Nip Culture Killing Behavior in the Bud
How many of us have seen the corporate movie featuring a self-promoting and interpersonally inept SME whom everybody hates but who has the ear of those who make leadership and succession planning decisions? What many executives overlook is that these “jerk factor” and “culture killing” characteristics strip away at the very fabric of employee morale, retention, and values they are trying to promote.
Leaders who over-emphasize SMEs and the personality flaws of this cadre will continue to lose consistently high-performing leaders to competitors and clients. These regretted losses can be avoided when Boards and C-Suite leaders reward – financially and with promotions – those who demonstrate both individual/operational as well as interpersonal/leadership performance.
Shift the Paradigm … The Time for Change is now
Many of our clients from housing finance agencies, non-profit, association and healthcare sectors are hiring a different kind of leader. This is a person who can effectively manage change, motivate, inspire, mentor, coach and develop; it is one who can transform organizational results and culture. This leader is more servant than selfish. They were likely an SME that did not overlook and underestimate the value and importance of interpersonal and relationship management skills.
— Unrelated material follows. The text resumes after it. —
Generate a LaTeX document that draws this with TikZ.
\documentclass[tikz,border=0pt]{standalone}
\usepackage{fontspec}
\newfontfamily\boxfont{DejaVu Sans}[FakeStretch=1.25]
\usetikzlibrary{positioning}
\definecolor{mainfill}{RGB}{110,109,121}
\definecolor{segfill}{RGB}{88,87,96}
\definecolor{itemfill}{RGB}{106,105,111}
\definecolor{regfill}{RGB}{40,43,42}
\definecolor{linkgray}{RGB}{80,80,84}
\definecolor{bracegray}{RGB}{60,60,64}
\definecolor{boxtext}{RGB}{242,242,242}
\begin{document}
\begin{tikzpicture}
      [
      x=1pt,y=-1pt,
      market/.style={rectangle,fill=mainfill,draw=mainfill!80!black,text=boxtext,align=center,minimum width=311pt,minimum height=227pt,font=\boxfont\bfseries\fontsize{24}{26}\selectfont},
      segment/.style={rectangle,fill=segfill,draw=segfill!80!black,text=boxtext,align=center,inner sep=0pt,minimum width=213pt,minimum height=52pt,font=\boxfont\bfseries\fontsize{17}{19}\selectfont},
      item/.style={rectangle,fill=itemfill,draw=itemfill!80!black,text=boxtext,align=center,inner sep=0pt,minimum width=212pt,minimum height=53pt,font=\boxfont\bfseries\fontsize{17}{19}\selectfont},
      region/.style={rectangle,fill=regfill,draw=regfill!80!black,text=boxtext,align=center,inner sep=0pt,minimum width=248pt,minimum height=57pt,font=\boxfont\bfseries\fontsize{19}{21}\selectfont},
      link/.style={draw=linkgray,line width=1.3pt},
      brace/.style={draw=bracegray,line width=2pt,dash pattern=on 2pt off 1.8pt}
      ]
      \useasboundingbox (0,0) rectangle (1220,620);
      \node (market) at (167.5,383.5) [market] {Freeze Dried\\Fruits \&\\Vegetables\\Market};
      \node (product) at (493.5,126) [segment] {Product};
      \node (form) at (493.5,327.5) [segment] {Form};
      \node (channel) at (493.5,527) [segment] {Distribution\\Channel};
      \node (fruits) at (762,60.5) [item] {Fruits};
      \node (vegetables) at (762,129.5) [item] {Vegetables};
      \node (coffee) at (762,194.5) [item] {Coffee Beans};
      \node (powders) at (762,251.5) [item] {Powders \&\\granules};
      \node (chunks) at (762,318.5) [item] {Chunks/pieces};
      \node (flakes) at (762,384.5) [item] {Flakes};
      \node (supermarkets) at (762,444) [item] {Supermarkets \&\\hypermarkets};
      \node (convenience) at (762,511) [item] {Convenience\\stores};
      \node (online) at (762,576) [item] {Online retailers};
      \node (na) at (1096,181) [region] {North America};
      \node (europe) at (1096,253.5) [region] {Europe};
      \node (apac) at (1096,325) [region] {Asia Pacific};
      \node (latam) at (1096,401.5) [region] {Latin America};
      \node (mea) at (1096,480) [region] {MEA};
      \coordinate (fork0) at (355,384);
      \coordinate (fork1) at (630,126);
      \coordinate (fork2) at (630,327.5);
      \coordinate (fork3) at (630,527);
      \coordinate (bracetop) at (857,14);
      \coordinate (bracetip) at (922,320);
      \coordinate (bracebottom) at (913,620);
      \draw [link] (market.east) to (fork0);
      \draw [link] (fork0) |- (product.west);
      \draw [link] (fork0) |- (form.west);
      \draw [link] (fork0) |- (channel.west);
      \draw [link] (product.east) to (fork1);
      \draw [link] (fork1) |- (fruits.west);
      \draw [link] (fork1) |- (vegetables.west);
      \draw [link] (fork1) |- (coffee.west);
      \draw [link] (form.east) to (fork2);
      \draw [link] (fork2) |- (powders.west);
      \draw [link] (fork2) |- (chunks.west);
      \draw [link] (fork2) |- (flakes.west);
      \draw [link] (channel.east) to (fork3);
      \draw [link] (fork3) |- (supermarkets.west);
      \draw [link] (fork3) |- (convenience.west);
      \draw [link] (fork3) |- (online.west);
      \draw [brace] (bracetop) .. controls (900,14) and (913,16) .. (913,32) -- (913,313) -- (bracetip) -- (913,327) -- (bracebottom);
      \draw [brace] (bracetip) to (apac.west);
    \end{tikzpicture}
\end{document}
These new leaders likely mirror the best and most effective leaders from the past – the ones that employees, teams and senior leadership respected both personally and professionally. Humble individuals do not require personal accolades or recognition because they prefer to reward teams and employees instead. The organizations that will win the succession planning, talent acquisition and retention wars in the months and years to come will be those who develop, advance, and promote the truly gifted and exceptional leaders within the core of SMEs.